>> Start

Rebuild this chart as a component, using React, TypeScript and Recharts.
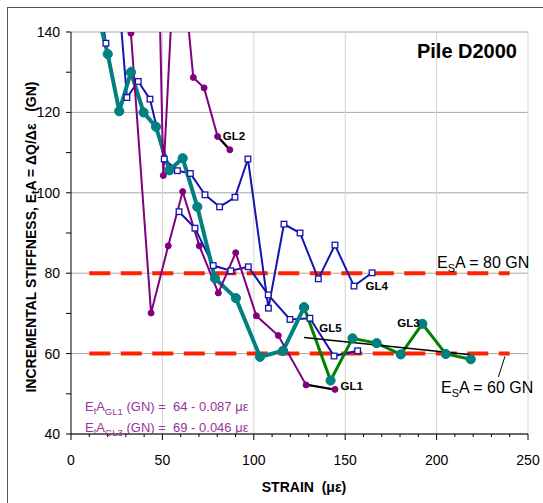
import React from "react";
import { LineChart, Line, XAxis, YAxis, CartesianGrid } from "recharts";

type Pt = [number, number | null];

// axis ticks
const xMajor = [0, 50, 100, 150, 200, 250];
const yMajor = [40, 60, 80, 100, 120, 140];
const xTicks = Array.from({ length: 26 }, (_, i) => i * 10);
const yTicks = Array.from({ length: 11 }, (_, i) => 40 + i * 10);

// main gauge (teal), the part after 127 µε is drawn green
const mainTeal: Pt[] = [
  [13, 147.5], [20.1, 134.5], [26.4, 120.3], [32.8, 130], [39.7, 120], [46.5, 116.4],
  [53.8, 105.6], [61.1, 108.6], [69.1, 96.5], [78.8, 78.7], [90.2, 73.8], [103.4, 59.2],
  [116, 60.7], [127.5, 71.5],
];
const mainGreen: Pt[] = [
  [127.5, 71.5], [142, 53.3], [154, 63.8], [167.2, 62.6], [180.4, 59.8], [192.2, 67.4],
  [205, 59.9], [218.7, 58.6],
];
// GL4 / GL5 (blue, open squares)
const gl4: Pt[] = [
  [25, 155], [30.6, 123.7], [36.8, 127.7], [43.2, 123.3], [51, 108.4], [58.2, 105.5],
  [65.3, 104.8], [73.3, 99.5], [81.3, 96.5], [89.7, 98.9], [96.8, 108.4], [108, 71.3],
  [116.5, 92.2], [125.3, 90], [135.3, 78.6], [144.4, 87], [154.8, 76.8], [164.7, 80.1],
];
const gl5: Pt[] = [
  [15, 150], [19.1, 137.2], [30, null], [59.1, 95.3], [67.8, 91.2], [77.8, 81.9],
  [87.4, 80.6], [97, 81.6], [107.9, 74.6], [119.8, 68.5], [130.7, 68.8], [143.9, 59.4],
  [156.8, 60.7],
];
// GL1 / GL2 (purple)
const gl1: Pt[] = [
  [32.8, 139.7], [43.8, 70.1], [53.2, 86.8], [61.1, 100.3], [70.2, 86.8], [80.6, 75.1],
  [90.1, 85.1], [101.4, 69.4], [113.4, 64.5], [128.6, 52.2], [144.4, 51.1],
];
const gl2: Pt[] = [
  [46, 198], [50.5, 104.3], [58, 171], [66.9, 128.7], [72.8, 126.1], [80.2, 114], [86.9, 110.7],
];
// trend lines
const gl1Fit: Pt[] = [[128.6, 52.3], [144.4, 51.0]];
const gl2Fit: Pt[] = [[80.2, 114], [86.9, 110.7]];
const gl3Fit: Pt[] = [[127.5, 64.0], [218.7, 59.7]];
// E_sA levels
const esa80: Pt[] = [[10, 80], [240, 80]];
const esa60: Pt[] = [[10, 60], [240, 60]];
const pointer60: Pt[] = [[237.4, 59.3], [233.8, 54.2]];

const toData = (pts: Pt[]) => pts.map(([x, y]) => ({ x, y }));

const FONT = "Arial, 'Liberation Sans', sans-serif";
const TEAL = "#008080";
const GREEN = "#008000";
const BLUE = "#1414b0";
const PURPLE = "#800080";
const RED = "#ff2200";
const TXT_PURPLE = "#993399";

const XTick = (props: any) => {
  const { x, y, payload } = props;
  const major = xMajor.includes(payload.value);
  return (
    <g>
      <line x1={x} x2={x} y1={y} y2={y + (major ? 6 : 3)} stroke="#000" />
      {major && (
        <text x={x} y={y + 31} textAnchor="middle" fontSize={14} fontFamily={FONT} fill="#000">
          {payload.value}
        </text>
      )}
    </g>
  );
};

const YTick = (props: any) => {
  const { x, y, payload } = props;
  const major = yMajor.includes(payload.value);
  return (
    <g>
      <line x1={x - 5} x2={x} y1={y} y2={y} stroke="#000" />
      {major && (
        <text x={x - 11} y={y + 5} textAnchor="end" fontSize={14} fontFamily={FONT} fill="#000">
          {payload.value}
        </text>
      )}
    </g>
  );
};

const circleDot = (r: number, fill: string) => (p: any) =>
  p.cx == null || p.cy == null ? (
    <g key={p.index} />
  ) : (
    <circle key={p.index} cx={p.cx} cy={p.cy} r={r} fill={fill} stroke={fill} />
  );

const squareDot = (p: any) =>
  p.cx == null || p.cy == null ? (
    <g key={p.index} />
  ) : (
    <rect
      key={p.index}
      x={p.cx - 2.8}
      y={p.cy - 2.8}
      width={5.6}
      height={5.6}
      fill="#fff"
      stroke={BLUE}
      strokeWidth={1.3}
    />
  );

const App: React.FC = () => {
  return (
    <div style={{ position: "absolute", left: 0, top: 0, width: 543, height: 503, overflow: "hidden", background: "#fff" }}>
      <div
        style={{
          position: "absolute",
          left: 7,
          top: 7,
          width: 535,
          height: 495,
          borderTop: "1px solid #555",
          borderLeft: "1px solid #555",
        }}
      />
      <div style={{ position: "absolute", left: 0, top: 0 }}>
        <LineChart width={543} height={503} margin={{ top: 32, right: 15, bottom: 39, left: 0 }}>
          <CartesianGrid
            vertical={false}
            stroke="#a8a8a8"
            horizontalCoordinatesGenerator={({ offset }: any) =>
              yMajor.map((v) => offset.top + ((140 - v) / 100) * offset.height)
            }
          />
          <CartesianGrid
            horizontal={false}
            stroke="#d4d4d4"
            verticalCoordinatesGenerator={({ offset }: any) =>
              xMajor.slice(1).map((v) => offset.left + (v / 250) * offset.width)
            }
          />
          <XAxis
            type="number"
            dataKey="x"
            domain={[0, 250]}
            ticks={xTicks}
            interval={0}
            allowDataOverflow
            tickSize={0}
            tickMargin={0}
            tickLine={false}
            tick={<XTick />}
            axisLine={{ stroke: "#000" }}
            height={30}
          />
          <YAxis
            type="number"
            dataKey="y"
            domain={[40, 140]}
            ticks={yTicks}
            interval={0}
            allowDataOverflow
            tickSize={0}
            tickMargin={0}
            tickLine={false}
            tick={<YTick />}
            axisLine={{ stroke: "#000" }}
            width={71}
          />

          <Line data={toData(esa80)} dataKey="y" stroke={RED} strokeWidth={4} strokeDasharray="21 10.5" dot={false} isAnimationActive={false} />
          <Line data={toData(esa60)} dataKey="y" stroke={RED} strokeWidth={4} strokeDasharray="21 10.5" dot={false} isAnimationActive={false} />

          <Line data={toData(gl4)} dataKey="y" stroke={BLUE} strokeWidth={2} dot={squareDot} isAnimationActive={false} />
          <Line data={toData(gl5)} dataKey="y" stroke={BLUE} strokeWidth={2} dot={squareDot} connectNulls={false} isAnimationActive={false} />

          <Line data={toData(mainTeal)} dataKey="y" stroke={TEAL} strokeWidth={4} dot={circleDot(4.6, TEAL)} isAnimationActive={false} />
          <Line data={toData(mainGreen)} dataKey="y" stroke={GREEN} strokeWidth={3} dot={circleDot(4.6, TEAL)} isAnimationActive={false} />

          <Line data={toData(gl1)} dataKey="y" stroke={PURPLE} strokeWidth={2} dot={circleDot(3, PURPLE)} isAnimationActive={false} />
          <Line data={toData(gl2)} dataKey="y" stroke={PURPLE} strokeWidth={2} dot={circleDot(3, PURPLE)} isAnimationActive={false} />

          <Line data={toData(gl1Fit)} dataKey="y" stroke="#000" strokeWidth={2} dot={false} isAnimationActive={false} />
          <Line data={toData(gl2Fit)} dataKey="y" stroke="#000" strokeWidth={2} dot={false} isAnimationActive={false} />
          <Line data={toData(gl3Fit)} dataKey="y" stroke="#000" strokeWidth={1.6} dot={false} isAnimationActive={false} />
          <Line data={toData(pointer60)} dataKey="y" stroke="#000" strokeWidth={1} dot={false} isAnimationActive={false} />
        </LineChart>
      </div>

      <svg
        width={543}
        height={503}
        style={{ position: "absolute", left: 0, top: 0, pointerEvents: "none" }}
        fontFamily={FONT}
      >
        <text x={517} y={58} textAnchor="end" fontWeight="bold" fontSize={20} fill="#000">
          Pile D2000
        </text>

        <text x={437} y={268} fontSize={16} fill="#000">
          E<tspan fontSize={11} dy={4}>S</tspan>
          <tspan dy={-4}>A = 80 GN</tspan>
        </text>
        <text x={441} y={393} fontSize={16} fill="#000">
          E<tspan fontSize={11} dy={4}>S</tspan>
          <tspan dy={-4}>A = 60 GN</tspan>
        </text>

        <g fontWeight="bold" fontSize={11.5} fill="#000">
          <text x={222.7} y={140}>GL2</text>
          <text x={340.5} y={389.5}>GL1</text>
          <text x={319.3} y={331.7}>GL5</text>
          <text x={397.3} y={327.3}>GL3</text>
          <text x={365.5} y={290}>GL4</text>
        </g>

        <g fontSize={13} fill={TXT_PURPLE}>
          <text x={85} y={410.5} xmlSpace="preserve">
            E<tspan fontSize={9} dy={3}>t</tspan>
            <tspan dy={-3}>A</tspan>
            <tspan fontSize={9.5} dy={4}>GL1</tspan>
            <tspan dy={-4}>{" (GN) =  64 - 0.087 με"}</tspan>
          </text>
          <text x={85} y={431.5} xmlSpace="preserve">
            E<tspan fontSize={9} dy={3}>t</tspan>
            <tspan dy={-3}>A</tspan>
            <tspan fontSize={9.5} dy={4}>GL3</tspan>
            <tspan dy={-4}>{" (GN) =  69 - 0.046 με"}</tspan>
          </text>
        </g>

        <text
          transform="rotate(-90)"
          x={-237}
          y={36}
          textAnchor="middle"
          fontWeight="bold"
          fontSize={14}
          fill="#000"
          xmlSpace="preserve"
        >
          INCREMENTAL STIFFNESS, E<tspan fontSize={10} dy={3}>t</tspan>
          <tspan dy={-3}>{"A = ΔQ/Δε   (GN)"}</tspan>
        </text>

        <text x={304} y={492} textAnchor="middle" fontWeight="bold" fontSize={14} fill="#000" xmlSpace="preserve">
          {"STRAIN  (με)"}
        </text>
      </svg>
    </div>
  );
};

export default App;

>> End

EXERCISE INSTRUCTIONS »
Write out nothing but the lines from the start of the data through the line with "type Pt = [number, number | null];". Leave out the pictures.

SOLUTION »
Rebuild this chart as a component, using React, TypeScript and Recharts.
import React from "react";
import { LineChart, Line, XAxis, YAxis, CartesianGrid } from "recharts";

type Pt = [number, number | null];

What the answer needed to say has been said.